Takacs reminds runners she works with to chill out: keep the muscles in their faces relaxed, stop gritting their teeth, and smile. “Think of it like throwing your brain an endorphin party when it needs it,” she says. “A smile instantly boosts positivity, relaxes the body, and in turn, makes you more self-aware. And when it comes to running, mentality and self-awareness take you a long way – literally.”
Although this study is small, previously conducted research also supports smiling to make efforts seem easier. A study by the School of Sport, Health and Exercise Sciences at Bangor University in Wales found that the activation of smiling or frowning is a good predictor of how hard an effort is. So if a hard effort makes you frown, then the opposite is also true: frowning makes an effort feel harder, but smiling makes the effort feel easier.

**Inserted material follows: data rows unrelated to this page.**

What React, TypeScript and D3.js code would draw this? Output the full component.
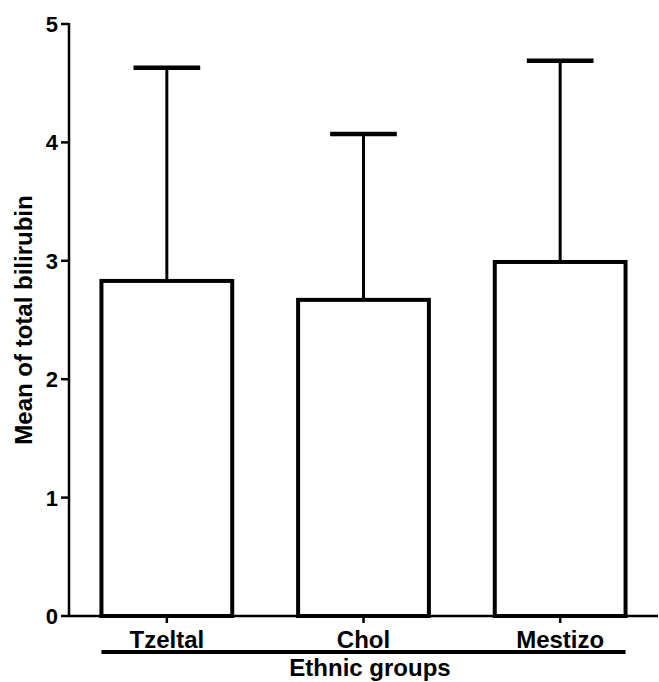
import React from "react"
import { scaleBand, scaleLinear } from "d3"

const groups = ["Tzeltal", "Chol", "Mestizo"]
const means = [2.83, 2.67, 2.99]
const upper = [4.63, 4.07, 4.69]
const yTicks = [0, 1, 2, 3, 4, 5]

const width = 659
const height = 682
const font = "'Liberation Sans', Arial, sans-serif"

const x0 = 69
const x1 = 658
const yBottom = 616
const yTop = 24

function App() {
  const xScale = scaleBand<string>()
    .domain(groups)
    .range([x0, x1])
    .paddingInner(0.335)
    .paddingOuter(0.165)

  const yScale = scaleLinear().domain([0, 5]).range([yBottom, yTop])

  const bw = xScale.bandwidth()
  const capW = bw * 0.51
  const firstX = xScale(groups[0]) as number
  const lastX = (xScale(groups[groups.length - 1]) as number) + bw

  return (
    <svg
      width={width}
      height={height}
      style={{ position: "absolute", left: 0, top: 0, background: "#fff" }}
      fontFamily={font}
      fontWeight="bold"
    >
      {/* error bars first so the bar outline sits on top */}
      {groups.map((g, i) => {
        const cx = (xScale(g) as number) + bw / 2
        return (
          <g key={"err" + g}>
            <line x1={cx} x2={cx} y1={yScale(means[i])} y2={yScale(upper[i])} stroke="#000" strokeWidth={3} />
            <line x1={cx - capW / 2} x2={cx + capW / 2} y1={yScale(upper[i])} y2={yScale(upper[i])} stroke="#000" strokeWidth={4.5} />
          </g>
        )
      })}
      {groups.map((g, i) => (
        <rect
          key={"bar" + g}
          x={xScale(g)}
          y={yScale(means[i])}
          width={bw}
          height={yBottom - yScale(means[i])}
          fill="#fff"
          stroke="#000"
          strokeWidth={4}
        />
      ))}

      {/* y axis */}
      <line x1={x0} x2={x0} y1={yScale(5) - 1} y2={yBottom} stroke="#000" strokeWidth={2.5} />
      {yTicks.map(t => (
        <g key={t} transform={`translate(0, ${yScale(t)})`}>
          <line x1={x0 - 8} x2={x0} stroke="#000" strokeWidth={2.5} />
          <text x={58} dy="0.36em" textAnchor="end" fontSize={22}>{t}</text>
        </g>
      ))}

      {/* x axis */}
      <line x1={x0} x2={x1} y1={yBottom} y2={yBottom} stroke="#000" strokeWidth={2.5} />
      {groups.map(g => {
        const cx = (xScale(g) as number) + bw / 2
        return (
          <g key={"tick" + g} transform={`translate(${cx}, ${yBottom})`}>
            <line y2={7} stroke="#000" strokeWidth={2.5} />
            <text y={32} textAnchor="middle" fontSize={24}>{g}</text>
          </g>
        )
      })}
      <line x1={firstX} x2={lastX} y1={652} y2={652} stroke="#000" strokeWidth={4} />
      <text x={370} y={676} textAnchor="middle" fontSize={24}>Ethnic groups</text>

      <text
        transform={`translate(32, ${(yTop + yBottom) / 2}) rotate(-90)`}
        textAnchor="middle"
        fontSize={24}
      >Mean of total bilirubin</text>
    </svg>
  )
}

export default App
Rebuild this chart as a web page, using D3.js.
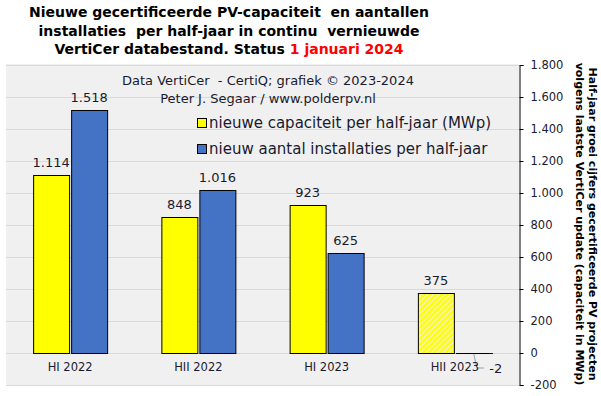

In the end, mustering a smile even when you don’t feel like it is just a matter of training, like cultivating any other habit, and could even be easier than pushing your legs to run through a cramp, Haque says. He suggests simply reconsidering our assumptions about the one-way relationship between feeling and smiling. Instead of believing we need to channel an emotion like happiness before smiling, remember that smiling itself can cause an emotion or feeling, so no channeling is needed, as the facial feedback hypothesis holds.
Besides, there’s not much to lose by giving grinning a shot. If nothing else, at least you’ll end up with better race photos.
THINK OF IT LIKE THROWING YOUR BRAIN AN ENDORPHIN PARTY WHEN IT NEEDS IT.